To comfort the saints is one important end of the Scriptures: “Whatever things were written aforetime were written for our learning, that we through patience and comfort of the Scriptures might have hope.” Romans 15:4. And thus the exhortation runs—”Comfort the feeble-minded.” “Why comfort yourselves together, and edify one another, even as also you do.” “Then we which are alive and remain shall be caught up together with them in the clouds, to meet the Lord in the air; and so shall we ever be with the Lord. Why comfort one another with these words.” Thus has the Holy Spirit testified to this subject, and thus is it clear that it is the will, and it is in the heart, of God, that His people should be comforted.

The Spirit comforts the believer by unfolding to his eye the near prospect of the coming glory. Heaven is near at hand. It is but a step out of a poor, sinful, sorrow-stricken world, into the rest that remains for the people of God. It is but a moment, the twinkling of an eye, and we are absent from the body, and are present with the Lord. Then will the days of our mourning be ended, then sin will grieve no more—affliction will wound no more—sorrow will depress no more, and God will hide Himself no more.

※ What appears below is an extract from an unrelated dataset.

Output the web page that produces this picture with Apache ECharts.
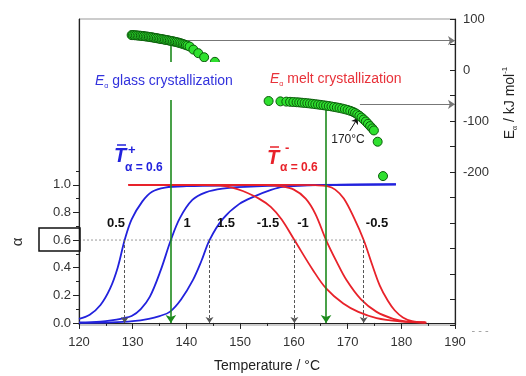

There will be the absence of all evil, and the presence of all good; and they who have come out of great tribulation, and have washed their robes, and made them white in the blood of the Lamb, shall take their stand before the throne of God, and shall “serve Him day and sight in His temple: and He that sits on the throne shall dwell among them. They shall hunger no more, neither thirst any more; neither shall the sun light on them, nor any heat. For the Lamb which is in the midst of the throne shall feed them, and shall lead them unto living fountains of waters: and God shall wipe away all tears from their eyes.” Why, beloved in the Lord, let us comfort one another with these words, and with this prospect.